**Exercise**
Copy the material that follows word for word and omit its pictures.

**Exercise material**
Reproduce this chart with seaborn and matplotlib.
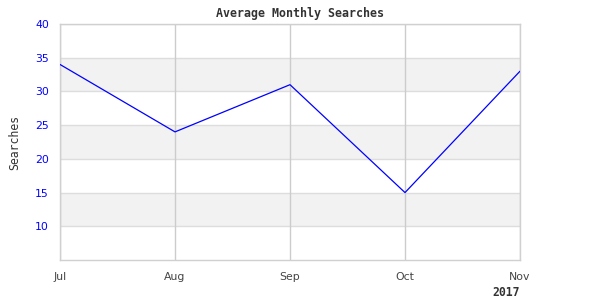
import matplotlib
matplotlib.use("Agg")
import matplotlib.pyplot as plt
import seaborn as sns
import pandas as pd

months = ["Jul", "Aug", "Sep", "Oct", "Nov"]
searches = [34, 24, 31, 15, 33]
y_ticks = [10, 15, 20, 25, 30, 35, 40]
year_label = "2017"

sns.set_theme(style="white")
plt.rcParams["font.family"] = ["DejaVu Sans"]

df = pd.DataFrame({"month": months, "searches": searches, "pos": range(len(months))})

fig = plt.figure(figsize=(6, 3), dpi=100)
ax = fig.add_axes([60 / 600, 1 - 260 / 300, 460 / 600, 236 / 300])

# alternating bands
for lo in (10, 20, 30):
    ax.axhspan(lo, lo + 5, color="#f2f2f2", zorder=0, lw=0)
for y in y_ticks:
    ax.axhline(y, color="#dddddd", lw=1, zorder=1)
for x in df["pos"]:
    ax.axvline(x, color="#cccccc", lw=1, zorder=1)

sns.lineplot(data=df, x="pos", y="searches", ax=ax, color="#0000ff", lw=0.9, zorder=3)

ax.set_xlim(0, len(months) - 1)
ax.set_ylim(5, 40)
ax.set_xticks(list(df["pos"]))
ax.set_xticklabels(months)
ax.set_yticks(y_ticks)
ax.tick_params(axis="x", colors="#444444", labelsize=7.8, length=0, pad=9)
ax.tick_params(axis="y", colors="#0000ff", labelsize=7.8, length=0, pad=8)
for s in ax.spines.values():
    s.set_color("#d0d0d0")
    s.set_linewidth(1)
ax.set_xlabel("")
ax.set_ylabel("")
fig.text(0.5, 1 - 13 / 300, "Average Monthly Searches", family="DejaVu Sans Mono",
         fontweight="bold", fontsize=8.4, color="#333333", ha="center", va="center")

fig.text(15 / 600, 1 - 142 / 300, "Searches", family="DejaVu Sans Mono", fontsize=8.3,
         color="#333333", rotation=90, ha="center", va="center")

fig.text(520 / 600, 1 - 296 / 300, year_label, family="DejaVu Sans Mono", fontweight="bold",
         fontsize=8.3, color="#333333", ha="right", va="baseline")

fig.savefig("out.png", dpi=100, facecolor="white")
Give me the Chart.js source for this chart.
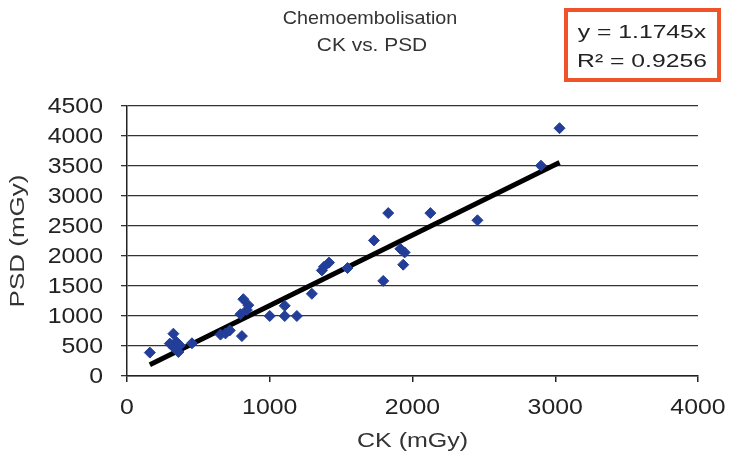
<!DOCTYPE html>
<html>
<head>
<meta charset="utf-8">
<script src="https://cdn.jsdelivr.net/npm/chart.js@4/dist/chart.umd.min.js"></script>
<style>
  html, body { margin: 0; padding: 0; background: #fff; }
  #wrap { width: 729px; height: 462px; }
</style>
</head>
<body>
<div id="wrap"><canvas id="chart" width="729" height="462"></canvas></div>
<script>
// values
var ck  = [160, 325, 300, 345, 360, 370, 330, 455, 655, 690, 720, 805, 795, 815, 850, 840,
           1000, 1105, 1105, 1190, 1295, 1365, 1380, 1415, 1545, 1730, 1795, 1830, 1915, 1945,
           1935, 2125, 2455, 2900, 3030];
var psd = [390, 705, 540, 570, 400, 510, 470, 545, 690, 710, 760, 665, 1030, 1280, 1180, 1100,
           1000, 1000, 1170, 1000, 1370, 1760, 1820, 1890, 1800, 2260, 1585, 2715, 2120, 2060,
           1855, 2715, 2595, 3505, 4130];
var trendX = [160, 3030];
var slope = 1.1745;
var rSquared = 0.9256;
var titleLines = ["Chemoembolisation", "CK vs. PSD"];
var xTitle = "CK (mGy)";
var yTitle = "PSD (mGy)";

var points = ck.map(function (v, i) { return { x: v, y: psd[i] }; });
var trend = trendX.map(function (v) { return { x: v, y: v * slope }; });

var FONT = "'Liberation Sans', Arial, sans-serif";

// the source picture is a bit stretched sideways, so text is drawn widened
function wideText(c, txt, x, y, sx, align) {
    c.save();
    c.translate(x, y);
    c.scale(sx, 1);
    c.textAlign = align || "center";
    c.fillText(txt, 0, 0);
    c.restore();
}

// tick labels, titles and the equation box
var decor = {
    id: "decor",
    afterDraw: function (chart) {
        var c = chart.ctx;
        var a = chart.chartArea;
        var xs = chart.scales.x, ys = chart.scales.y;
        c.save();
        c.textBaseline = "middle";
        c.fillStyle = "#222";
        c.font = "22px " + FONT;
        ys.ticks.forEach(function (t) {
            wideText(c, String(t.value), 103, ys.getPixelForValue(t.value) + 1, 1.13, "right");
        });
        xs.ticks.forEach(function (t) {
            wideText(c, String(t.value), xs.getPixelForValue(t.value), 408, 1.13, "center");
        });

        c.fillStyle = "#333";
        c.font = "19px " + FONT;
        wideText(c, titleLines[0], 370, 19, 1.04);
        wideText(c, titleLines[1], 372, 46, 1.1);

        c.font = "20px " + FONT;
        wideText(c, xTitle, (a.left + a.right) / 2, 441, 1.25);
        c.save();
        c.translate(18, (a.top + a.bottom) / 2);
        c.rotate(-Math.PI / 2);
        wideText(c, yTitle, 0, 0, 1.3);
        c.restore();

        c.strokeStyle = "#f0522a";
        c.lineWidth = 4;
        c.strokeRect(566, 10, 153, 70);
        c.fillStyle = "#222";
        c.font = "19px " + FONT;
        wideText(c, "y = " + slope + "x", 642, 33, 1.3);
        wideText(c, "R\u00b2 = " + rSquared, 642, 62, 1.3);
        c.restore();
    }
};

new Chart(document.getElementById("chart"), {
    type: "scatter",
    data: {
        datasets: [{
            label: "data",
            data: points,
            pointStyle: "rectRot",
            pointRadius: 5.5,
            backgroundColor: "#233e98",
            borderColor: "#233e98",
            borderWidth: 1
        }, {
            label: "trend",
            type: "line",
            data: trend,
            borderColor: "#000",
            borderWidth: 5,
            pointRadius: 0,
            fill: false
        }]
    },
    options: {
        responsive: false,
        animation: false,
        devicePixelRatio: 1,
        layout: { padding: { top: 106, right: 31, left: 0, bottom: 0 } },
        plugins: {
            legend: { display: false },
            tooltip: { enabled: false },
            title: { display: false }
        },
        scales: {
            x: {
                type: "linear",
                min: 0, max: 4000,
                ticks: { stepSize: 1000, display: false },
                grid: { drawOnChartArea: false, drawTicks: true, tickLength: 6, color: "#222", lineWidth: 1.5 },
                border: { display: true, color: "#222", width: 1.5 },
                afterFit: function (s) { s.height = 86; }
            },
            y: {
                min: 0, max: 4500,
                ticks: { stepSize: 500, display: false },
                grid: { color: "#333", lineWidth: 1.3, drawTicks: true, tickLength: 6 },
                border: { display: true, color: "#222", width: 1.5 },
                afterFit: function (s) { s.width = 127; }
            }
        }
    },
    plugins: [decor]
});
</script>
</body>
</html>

**Full response**
Reproduce this chart with seaborn and matplotlib.
import matplotlib
matplotlib.use("Agg")
import matplotlib.pyplot as plt
import seaborn as sns
import pandas as pd

months = ["Jul", "Aug", "Sep", "Oct", "Nov"]
searches = [34, 24, 31, 15, 33]
y_ticks = [10, 15, 20, 25, 30, 35, 40]
year_label = "2017"

sns.set_theme(style="white")
plt.rcParams["font.family"] = ["DejaVu Sans"]

df = pd.DataFrame({"month": months, "searches": searches, "pos": range(len(months))})

fig = plt.figure(figsize=(6, 3), dpi=100)
ax = fig.add_axes([60 / 600, 1 - 260 / 300, 460 / 600, 236 / 300])

# alternating bands
for lo in (10, 20, 30):
    ax.axhspan(lo, lo + 5, color="#f2f2f2", zorder=0, lw=0)
for y in y_ticks:
    ax.axhline(y, color="#dddddd", lw=1, zorder=1)
for x in df["pos"]:
    ax.axvline(x, color="#cccccc", lw=1, zorder=1)

sns.lineplot(data=df, x="pos", y="searches", ax=ax, color="#0000ff", lw=0.9, zorder=3)

ax.set_xlim(0, len(months) - 1)
ax.set_ylim(5, 40)
ax.set_xticks(list(df["pos"]))
ax.set_xticklabels(months)
ax.set_yticks(y_ticks)
ax.tick_params(axis="x", colors="#444444", labelsize=7.8, length=0, pad=9)
ax.tick_params(axis="y", colors="#0000ff", labelsize=7.8, length=0, pad=8)
for s in ax.spines.values():
    s.set_color("#d0d0d0")
    s.set_linewidth(1)
ax.set_xlabel("")
ax.set_ylabel("")
fig.text(0.5, 1 - 13 / 300, "Average Monthly Searches", family="DejaVu Sans Mono",
         fontweight="bold", fontsize=8.4, color="#333333", ha="center", va="center")

fig.text(15 / 600, 1 - 142 / 300, "Searches", family="DejaVu Sans Mono", fontsize=8.3,
         color="#333333", rotation=90, ha="center", va="center")

fig.text(520 / 600, 1 - 296 / 300, year_label, family="DejaVu Sans Mono", fontweight="bold",
         fontsize=8.3, color="#333333", ha="right", va="baseline")

fig.savefig("out.png", dpi=100, facecolor="white")
Give me the Chart.js source for this chart.
<!DOCTYPE html>
<html>
<head>
<meta charset="utf-8">
<script src="https://cdn.jsdelivr.net/npm/chart.js@4/dist/chart.umd.min.js"></script>
<style>
  html, body { margin: 0; padding: 0; background: #fff; }
  #wrap { width: 729px; height: 462px; }
</style>
</head>
<body>
<div id="wrap"><canvas id="chart" width="729" height="462"></canvas></div>
<script>
// values
var ck  = [160, 325, 300, 345, 360, 370, 330, 455, 655, 690, 720, 805, 795, 815, 850, 840,
           1000, 1105, 1105, 1190, 1295, 1365, 1380, 1415, 1545, 1730, 1795, 1830, 1915, 1945,
           1935, 2125, 2455, 2900, 3030];
var psd = [390, 705, 540, 570, 400, 510, 470, 545, 690, 710, 760, 665, 1030, 1280, 1180, 1100,
           1000, 1000, 1170, 1000, 1370, 1760, 1820, 1890, 1800, 2260, 1585, 2715, 2120, 2060,
           1855, 2715, 2595, 3505, 4130];
var trendX = [160, 3030];
var slope = 1.1745;
var rSquared = 0.9256;
var titleLines = ["Chemoembolisation", "CK vs. PSD"];
var xTitle = "CK (mGy)";
var yTitle = "PSD (mGy)";

var points = ck.map(function (v, i) { return { x: v, y: psd[i] }; });
var trend = trendX.map(function (v) { return { x: v, y: v * slope }; });

var FONT = "'Liberation Sans', Arial, sans-serif";

// the source picture is a bit stretched sideways, so text is drawn widened
function wideText(c, txt, x, y, sx, align) {
    c.save();
    c.translate(x, y);
    c.scale(sx, 1);
    c.textAlign = align || "center";
    c.fillText(txt, 0, 0);
    c.restore();
}

// tick labels, titles and the equation box
var decor = {
    id: "decor",
    afterDraw: function (chart) {
        var c = chart.ctx;
        var a = chart.chartArea;
        var xs = chart.scales.x, ys = chart.scales.y;
        c.save();
        c.textBaseline = "middle";
        c.fillStyle = "#222";
        c.font = "22px " + FONT;
        ys.ticks.forEach(function (t) {
            wideText(c, String(t.value), 103, ys.getPixelForValue(t.value) + 1, 1.13, "right");
        });
        xs.ticks.forEach(function (t) {
            wideText(c, String(t.value), xs.getPixelForValue(t.value), 408, 1.13, "center");
        });

        c.fillStyle = "#333";
        c.font = "19px " + FONT;
        wideText(c, titleLines[0], 370, 19, 1.04);
        wideText(c, titleLines[1], 372, 46, 1.1);

        c.font = "20px " + FONT;
        wideText(c, xTitle, (a.left + a.right) / 2, 441, 1.25);
        c.save();
        c.translate(18, (a.top + a.bottom) / 2);
        c.rotate(-Math.PI / 2);
        wideText(c, yTitle, 0, 0, 1.3);
        c.restore();

        c.strokeStyle = "#f0522a";
        c.lineWidth = 4;
        c.strokeRect(566, 10, 153, 70);
        c.fillStyle = "#222";
        c.font = "19px " + FONT;
        wideText(c, "y = " + slope + "x", 642, 33, 1.3);
        wideText(c, "R\u00b2 = " + rSquared, 642, 62, 1.3);
        c.restore();
    }
};

new Chart(document.getElementById("chart"), {
    type: "scatter",
    data: {
        datasets: [{
            label: "data",
            data: points,
            pointStyle: "rectRot",
            pointRadius: 5.5,
            backgroundColor: "#233e98",
            borderColor: "#233e98",
            borderWidth: 1
        }, {
            label: "trend",
            type: "line",
            data: trend,
            borderColor: "#000",
            borderWidth: 5,
            pointRadius: 0,
            fill: false
        }]
    },
    options: {
        responsive: false,
        animation: false,
        devicePixelRatio: 1,
        layout: { padding: { top: 106, right: 31, left: 0, bottom: 0 } },
        plugins: {
            legend: { display: false },
            tooltip: { enabled: false },
            title: { display: false }
        },
        scales: {
            x: {
                type: "linear",
                min: 0, max: 4000,
                ticks: { stepSize: 1000, display: false },
                grid: { drawOnChartArea: false, drawTicks: true, tickLength: 6, color: "#222", lineWidth: 1.5 },
                border: { display: true, color: "#222", width: 1.5 },
                afterFit: function (s) { s.height = 86; }
            },
            y: {
                min: 0, max: 4500,
                ticks: { stepSize: 500, display: false },
                grid: { color: "#333", lineWidth: 1.3, drawTicks: true, tickLength: 6 },
                border: { display: true, color: "#222", width: 1.5 },
                afterFit: function (s) { s.width = 127; }
            }
        }
    },
    plugins: [decor]
});
</script>
</body>
</html>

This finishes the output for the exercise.